Mortgage news for Scandinavian, Swiss and German buyers in Spain


New mortgage product in Spain

2014 has seen a more aggressive stance from Spanish Banks for the acquisition of new loans within the nonresident mortgage market.

Whilst this is across the broad and we have seen a few new mortgage products being launched the Spanish Banks are focusing heavily on buyers from Northern Europe and Germany.

A number of Banks have launched a range of preferential terms and conditions for clients originating from Sweden, Norway, Finland, Denmark along with Belgian and German clients.

Why is this happening

In 2013 Deutsche Bank withdrew from lending to anyone who did not earn their incomes in Euros. This was in response to a number of arrears from other nationalities which the powers that be felt were enhanced by the issue of currency exchange fluctuations. This closed the door of the Bank to any clients from UK and other European clients who sat outside the Euro. Within a couple of months DB had however launched a currency switch alternative fro Swiss, Danish, Norwegian and Swedish clients so as not to close the door to the Northern Europeans. The product was and remains however overly complex.

For German mortgage applicants and other Euro based economies DB still lend at 50% loan to value. Margins above Euribor based on other linked products are as low as 2.95%.

Northern European mortgage clients

Other lenders are focusing on the Northern Europeans as their back book all be it on limited numbers suggest clients from these countries are less likely to default than other nationalities. Added to this is the fact that Scandinavians are currently prolific buyers in Spain due to high currency exchange rates and low prices and their economies are believed to be strong the Spanish Banks see them as lucrative and stable mortgagees.

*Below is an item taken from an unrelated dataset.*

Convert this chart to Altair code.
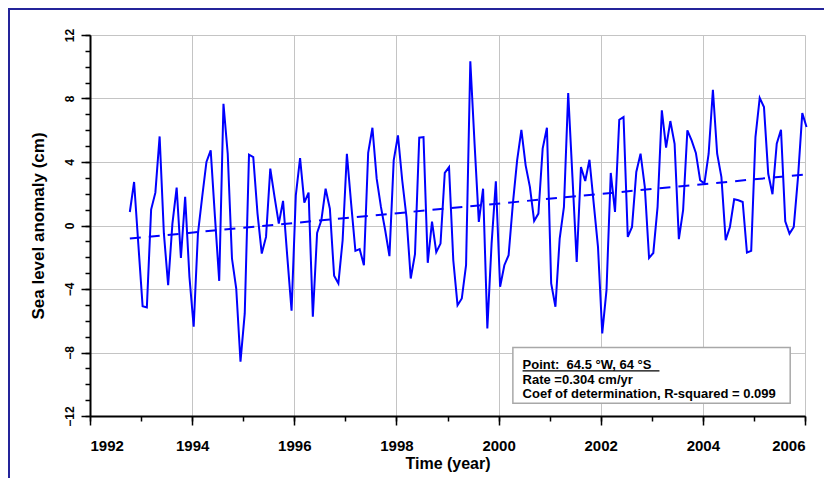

Unheard of for many years one Spanish Bank has even increased the loan to value available to clients from Sweden, Denmark, Norway, Finland, Holland and Belgium from their standard 60% to 70%.

For the clients originating from Sweden, Norway and Denmark Finland and Switzerland the deal includes a big reduction in margins above Euribor that can be achieved by other nationalities and for Dutch and Belgium clients just an enhanced loan to value.

Has this increased borrowing options in Spain

Prior to these improvements Danish, Swedish and Norwegian clients have access to the Danish Bank NYKredit who lend in Spain. NYKredit fund the loans by way of Danish mortgage bonds but did offer up to 70% loan to value at very low margins above Euribor and with up to 10 years interest only.

Due to the very attractive terms NYKredit were always the first port of call for borrowers in Spain who originated from Scandinavia. NYKredit over the last few months have increased their margins and will also only look at loans above 80k with a preference they exceed 100k. The recent changes mean clients now have more flexibility and cost effective choice.

Rates as low as 2.5% above the 12 month Euribor are now available for clients who are Scandinavian or Swiss with loan to values up to 70% and for Dutch and Belgian clients from 3.3% above Euribor.

As the year progresses it can be hoped that changes for the better happen across all nationalities.